The other remedial measures suggested by the Court included a directive by the Chief Justices to make it mandatory for court officers to furnish every month a list of cases in which judgments were not pronounced within a month from the date on which they were reserved, and take it to the notice of the judges concerned.

It was further held,

“The Chief Justice may also see the desirability of circulating among the judges of the High Court for their information the state of such cases in which judgments have not been pronounced, within six weeks from the date of conclusion of arguments. Such communication should be conveyed as confidential and in a sealed cover...

....If the judgment, for any reason, is not pronounced within a period of six months any of the parties of the said lis shall be entitled to move an application before the Chief Justice of the High Court with a prayer to withdraw the said case and to make it over to any other Bench for fresh arguments. It is open to the Chief Justice to grant the said prayer or to pass any other order as he deems fit in the circumstances.”

We are now in 2020 and in the midst of a pandemic. The Justices are home bound. The most emergent of cases are getting listed and only a skeletal group is hearing them. Yes, there are instances of judges who had reserved orders, "for long, however long, is left to the conscience of the gentlemen", as Justice VR Krishna Iyer was quoted to say, delivering judgments even now, on the digital platform.

Enquiries reveal that it is not a logistics issue. The present Chief Justice of Madras High Court, AP Sahi, appears to have issued a circular making available ‘personal staff’ of the judges at all times, at their beck and call. And papers which may be logically within the heritage building are available for transit, if called for.

As for the Madurai Bench, the Justices are locked down inside the High Court compound. The video conferencing is happening from within the premises with "ready access to papers and personal assistance", as a judicial friend put it. The pendency is a problem. It is not going away like the intransigent deadly virus.

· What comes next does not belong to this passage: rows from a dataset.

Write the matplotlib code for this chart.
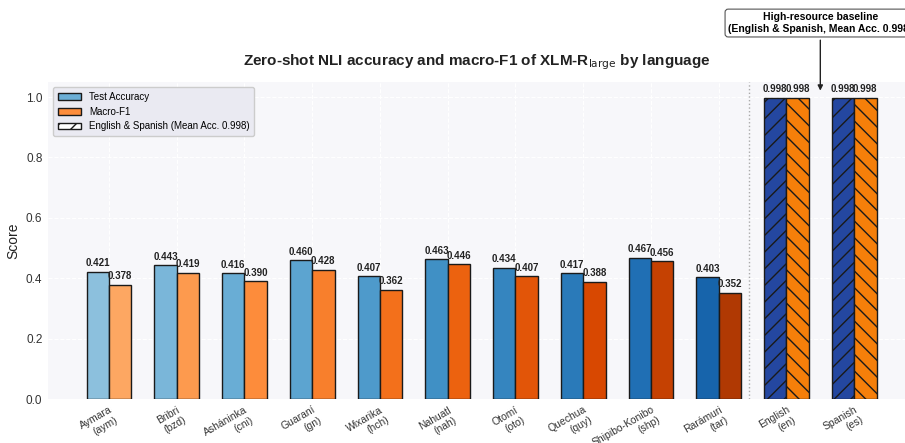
import numpy as np
import matplotlib.pyplot as plt
from matplotlib.patches import Patch

plt.rcParams['font.family'] = ['Liberation Sans', 'DejaVu Sans']
plt.rcParams['hatch.linewidth'] = 1.0

# languages and scores
languages = ['Aymara\n(aym)', 'Bribri\n(bzd)', 'Asháninka\n(cni)', 'Guaraní\n(gn)',
             'Wixarika\n(hch)', 'Nahuatl\n(nah)', 'Otomí\n(oto)', 'Quechua\n(quy)',
             'Shipibo-Konibo\n(shp)', 'Rarámuri\n(tar)', 'English\n(en)', 'Spanish\n(es)']
test_acc = [0.421, 0.443, 0.416, 0.460, 0.407, 0.463, 0.434, 0.417, 0.467, 0.403, 0.998, 0.998]
macro_f1 = [0.378, 0.419, 0.390, 0.428, 0.362, 0.446, 0.407, 0.388, 0.456, 0.352, 0.998, 0.998]
n_low = 10

x = np.arange(len(languages))
w = 0.33

blues = plt.cm.Blues(np.linspace(0.42, 0.8, n_low))
oranges = plt.cm.Oranges(np.linspace(0.4, 0.85, n_low))

fig = plt.figure(figsize=(9.05, 4.43), dpi=100)
ax = fig.add_axes([0.053, 0.099, 0.947, 0.716])
ax.set_facecolor('#f7f7fa')

for i in range(len(languages)):
    if i < n_low:
        ca, cf, ha, hf = blues[i], oranges[i], None, None
    else:
        ca, cf, ha, hf = '#2447a0', '#f57f0a', '//', '\\\\'
    ax.bar(x[i] - w / 2, test_acc[i], w, color=ca, edgecolor='#1a1a1a', linewidth=1.0, hatch=ha, zorder=3)
    ax.bar(x[i] + w / 2, macro_f1[i], w, color=cf, edgecolor='#1a1a1a', linewidth=1.0, hatch=hf, zorder=3)
    ax.text(x[i] - w / 2, test_acc[i] + 0.012, f'{test_acc[i]:.3f}', ha='center', va='bottom',
            fontsize=7, fontweight='bold', color='#222222')
    ax.text(x[i] + w / 2, macro_f1[i] + 0.012, f'{macro_f1[i]:.3f}', ha='center', va='bottom',
            fontsize=7, fontweight='bold', color='#222222')

ax.axvline(9.45, color='#aaaaaa', linestyle=':', linewidth=1.0, zorder=2)

ax.set_xlim(-0.9, 11.75)
ax.set_ylim(0, 1.05)
ax.set_yticks(np.arange(0, 1.01, 0.2))
ax.set_yticklabels([f'{v:.1f}' for v in np.arange(0, 1.01, 0.2)], fontsize=8.5, color='#333333')
ax.set_xticks(x)
ax.set_xticklabels(languages, rotation=30, ha='right', rotation_mode='anchor', fontsize=7.5, color='#333333')
ax.tick_params(length=0, pad=4)
ax.set_ylabel('Score', fontsize=10, color='#222222')
ax.grid(color='white', linestyle='--', linewidth=0.8, zorder=0)
for s in ax.spines.values():
    s.set_visible(False)

ax.set_title(r'Zero-shot NLI accuracy and macro-F1 of XLM-R$_{\mathrm{large}}$ by language',
             fontsize=11, fontweight='bold', pad=12, color='#222222')

handles = [Patch(facecolor='#6baed6', edgecolor='#1a1a1a', label='Test Accuracy'),
           Patch(facecolor='#fd8d3c', edgecolor='#1a1a1a', label='Macro-F1'),
           Patch(facecolor='white', edgecolor='#1a1a1a', hatch='//', label='English & Spanish (Mean Acc. 0.998)')]
ax.legend(handles=handles, loc='upper left', fontsize=7, facecolor='#eaeaf2', edgecolor='#cccccc',
          framealpha=1, handlelength=2.4, borderpad=0.5)

ax.annotate('High-resource baseline\n(English & Spanish, Mean Acc. 0.998)',
            xy=(10.5, 1.012), xytext=(10.5, 1.245), ha='center', va='center',
            fontsize=7.5, fontweight='bold', annotation_clip=False,
            bbox=dict(boxstyle='round,pad=0.3', facecolor='white', edgecolor='#555555', linewidth=0.8),
            arrowprops=dict(arrowstyle='-|>', color='#222222', linewidth=1.0))

fig.savefig('out.png', dpi=100)
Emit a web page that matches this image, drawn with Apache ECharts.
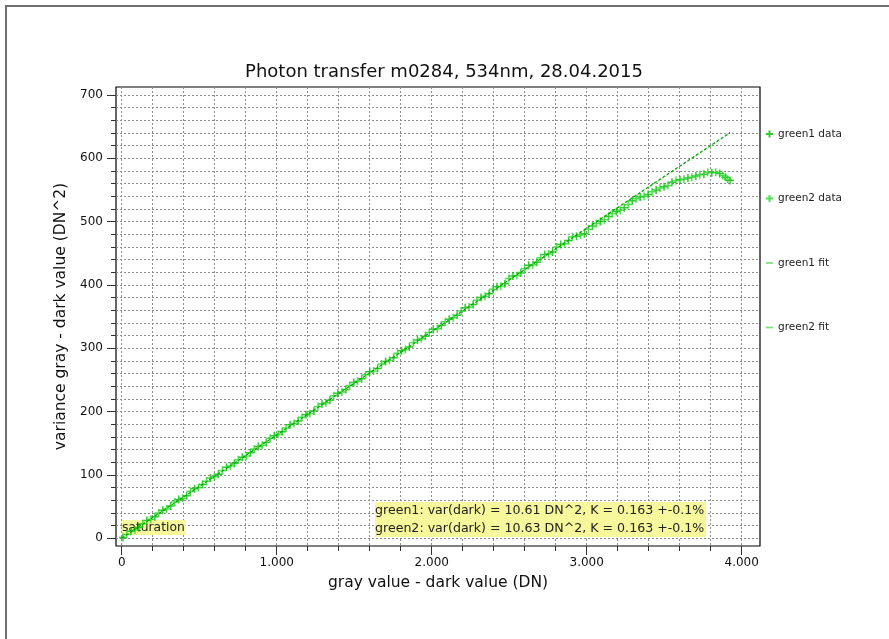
<!DOCTYPE html>
<html><head><meta charset="utf-8">
<script src="https://cdn.jsdelivr.net/npm/echarts@6/dist/echarts.min.js"></script>
<style>html,body{margin:0;padding:0;background:#fff}#c{width:889px;height:639px}</style>
</head><body><div id="c"></div>
<script>
const titleText = 'Photon transfer m0284, 534nm, 28.04.2015';
const xName = 'gray value - dark value (DN)';
const yName = 'variance gray - dark value (DN^2)';
const seriesNames = ['green1 data', 'green2 data', 'green1 fit', 'green2 fit'];
const statLines = ['green1: var(dark) = 10.61 DN^2, K = 0.163 +-0.1%', 'green2: var(dark) = 10.63 DN^2, K = 0.163 +-0.1%'];
const xTicks = [0, 1000, 2000, 3000, 4000];
const yTicks = [0, 100, 200, 300, 400, 500, 600, 700];

const g1X = [8,60,111,162,214,265,316,368,419,470,522,573,624,676,727,778,830,881,932,984,1035,1086,1138,1189,1240,1292,1343,1394,1446,1497,1548,1600,1651,1702,1754,1805,1856,1908,1959,2010,2062,2113,2164,2216,2267,2318,2370,2421,2472,2524,2575,2626,2678,2729,2780,2832,2883,2934,2986,3037,3088,3140,3191,3242,3294,3345,3396,3448,3499,3550,3602,3653,3704,3756,3807,3858,3895,3925];
const g1Y = [1,11,17,28,34,44,51,61,67,78,85,95,101,112,118,128,135,145,151,162,168,179,185,195,201,212,218,229,235,246,252,263,268,279,285,296,302,313,319,330,336,346,352,364,369,380,386,397,402,414,419,431,436,448,452,464,470,477,481,493,500,508,516,522,533,539,543,550,555,562,566,569,572,575,577,576,570,565];
const g2X = [33,85,136,188,239,290,342,393,444,496,547,598,650,701,752,804,855,906,958,1009,1060,1112,1163,1214,1266,1317,1368,1420,1471,1522,1574,1625,1676,1728,1779,1830,1882,1933,1984,2036,2087,2138,2190,2241,2292,2344,2395,2446,2498,2549,2600,2652,2703,2754,2806,2857,2908,2960,3011,3062,3114,3165,3216,3268,3319,3370,3422,3473,3524,3576,3627,3678,3730,3781,3832,3878,3910];
const g2Y = [6,13,23,30,40,46,57,63,74,80,90,97,107,114,124,130,141,147,158,164,174,181,191,197,208,214,225,231,241,248,258,264,275,281,292,298,309,315,325,331,342,348,359,365,376,382,393,398,410,415,426,432,443,449,460,465,476,479,488,497,503,513,518,527,536,540,547,553,557,565,567,570,574,578,578,573,567];
const fitX = [0, 3925];
const fit1Y = [0, 641];
const fit2Y = [0, 640];

const FONT = 'DejaVu Sans';
const zip = (xs, ys) => xs.map((x, i) => [x, ys[i]]);
const plus = 'path://M0,4L8,4M4,0L4,8';
const dash = 'path://M0,0M0,3L8,3L8,5L0,5ZM8,8';
const grid = { type: [2, 2], color: '#8c8c8c', width: 1 };

function fmtX(v) {
  if (Math.abs(v % 1000) > 1e-6) return '';
  return v === 0 ? '0' : (v / 1000) + '.000';
}
function fmtY(v) {
  if (Math.abs(v % 100) > 1e-6) return '';
  return String(v);
}

const chart = echarts.init(document.getElementById('c'));
chart.setOption({
  animation: false,
  backgroundColor: '#fff',
  textStyle: { fontFamily: FONT },
  title: {
    text: titleText, left: 439, top: 58, textAlign: 'center',
    textStyle: { fontFamily: FONT, fontSize: 18, fontWeight: 'normal', color: '#111' }
  },
  grid: { left: 116, right: 129, top: 87, bottom: 93, show: true, borderColor: '#000', borderWidth: 1.2, backgroundColor: 'transparent' },
  legend: {
    orient: 'vertical', left: 765, top: 128, padding: 0, itemWidth: 7, itemHeight: 8, itemGap: 52.5,
    data: [
      { name: seriesNames[0] }, { name: seriesNames[1] },
      { name: seriesNames[2], icon: dash, itemStyle: { color: '#80dc80', borderWidth: 0 } },
      { name: seriesNames[3], icon: dash, itemStyle: { color: '#80dc80', borderWidth: 0 } }
    ],
    textStyle: { fontFamily: FONT, fontSize: 10.5, color: '#222', lineHeight: 12 }
  },
  xAxis: {
    type: 'value', min: -37, max: 4118,
    name: xName, nameLocation: 'middle', nameGap: 29,
    nameTextStyle: { fontFamily: FONT, fontSize: 15.5, color: '#111' },
    axisLine: { show: false, onZero: false },
    axisTick: { show: true, inside: false, length: 9, customValues: xTicks, lineStyle: { color: '#333' } },
    minorTick: { show: true, splitNumber: 5, length: 5, lineStyle: { color: '#333' } },
    axisLabel: { formatter: fmtX, customValues: xTicks, margin: 11, fontFamily: FONT, fontSize: 12, color: '#111' },
    splitLine: { show: true, lineStyle: grid },
    minorSplitLine: { show: true, lineStyle: grid }
  },
  yAxis: {
    type: 'value', min: -12.3, max: 712.6,
    name: yName, nameLocation: 'middle', nameGap: 40,
    nameTextStyle: { fontFamily: FONT, fontSize: 15.5, color: '#111' },
    axisLine: { show: false, onZero: false },
    axisTick: { show: true, inside: false, length: 9, customValues: yTicks, lineStyle: { color: '#333' } },
    minorTick: { show: true, splitNumber: 5, length: 5, lineStyle: { color: '#333' } },
    axisLabel: { formatter: fmtY, customValues: yTicks, margin: 13, fontFamily: FONT, fontSize: 12, color: '#111' },
    splitLine: { show: true, lineStyle: grid },
    minorSplitLine: { show: true, lineStyle: grid }
  },
  series: [
    { name: seriesNames[0], type: 'scatter', data: zip(g1X, g1Y), symbol: plus, symbolSize: 8,
      itemStyle: { color: 'rgba(0,0,0,0)', borderColor: '#00bb00', borderWidth: 1.5 } },
    { name: seriesNames[1], type: 'scatter', data: zip(g2X, g2Y), symbol: plus, symbolSize: 8,
      itemStyle: { color: 'rgba(0,0,0,0)', borderColor: '#22d822', borderWidth: 1.5 } },
    { name: seriesNames[2], type: 'line', data: zip(fitX, fit1Y), symbol: 'none',
      itemStyle: { color: '#80dc80' }, lineStyle: { color: '#00a800', width: 1, type: [3, 2] } },
    { name: seriesNames[3], type: 'line', data: zip(fitX, fit2Y), symbol: 'none',
      itemStyle: { color: '#80dc80' }, lineStyle: { color: '#00a800', width: 1, type: [3, 2] } }
  ],
  graphic: [
    { type: 'rect', silent: true, z: 1, shape: { x: 6, y: 6, width: 950, height: 700 },
      style: { fill: 'none', stroke: '#6e6e6e', lineWidth: 2 } },
    { type: 'text', x: 122, y: 520, silent: true, z: 1,
      style: { text: 'saturation', font: '12.3px "DejaVu Sans"', fill: '#222', backgroundColor: '#f7f79c', padding: [2, 1, 1, 0] } },
    { type: 'text', x: 375, y: 502, silent: true, z: 1,
      style: { text: statLines.join('\n'), font: '12.6px "DejaVu Sans"', fill: '#222', lineHeight: 17.5, backgroundColor: '#f7f79c', padding: [0, 2, 0, 0] } }
  ]
});
</script></body></html>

Cut to July 10, 2019. Then Chief Justice Vijaya Tahilramani had sent a similar reminder to the learned judges. She had pointed out that that the E-Courts website and NJDG (National Judicial Data Grid) are most accessed websites and as the proceedings of the cases are being uploaded in the website, the parties concerned are watching the progress of the cases. She indicated that parties were sending petitions/letters over the delay in pronouncement of orders, after reserving the cases.

Hence, she felt that it was expedient to proceed with the cases without any delay. When causes are reserved for judgments/orders, she felt that the same has to be pronounced at the earliest by keeping in mind the directions of the Supreme Court of India in Anil Rai.

There is no doubt that the job of a constitutional court judge is a thankless one. There has been an exponential explosion in the litigation numbers. The judges are inevitably overworked. The per capita number of judges has not kept pace. We also have the spectacle of the learned judges being compelled to man several committees, including canteen, car parking, etc. which dilutes the time available to them. There has been a clarion call, for very long, that it was time for our courts to have specialist Court Managers, including for case management. This time is long overdue.

As the saying goes, “Never waste a good crisis”. If all reserved judgments could come tumbling out, as if in an assembly line, justice may be done to We the People.

It may, however, not be out of place to allude to the ongoing debate among advisers to policy makers that in the face of inordinate delays and the institution’s inability to clear the backlog of reserved judgments, as to why the Centre or state should not come out with Ordinances to bring closure to at least vexed litigation, where national interest may be overwhelming.

Such a course may be the need of the hour in this virally vulnerable moment. But if that happens, it may not surely augur well for the Judiciary as an institution.

The author is a practicing advocate at the Madras High Court.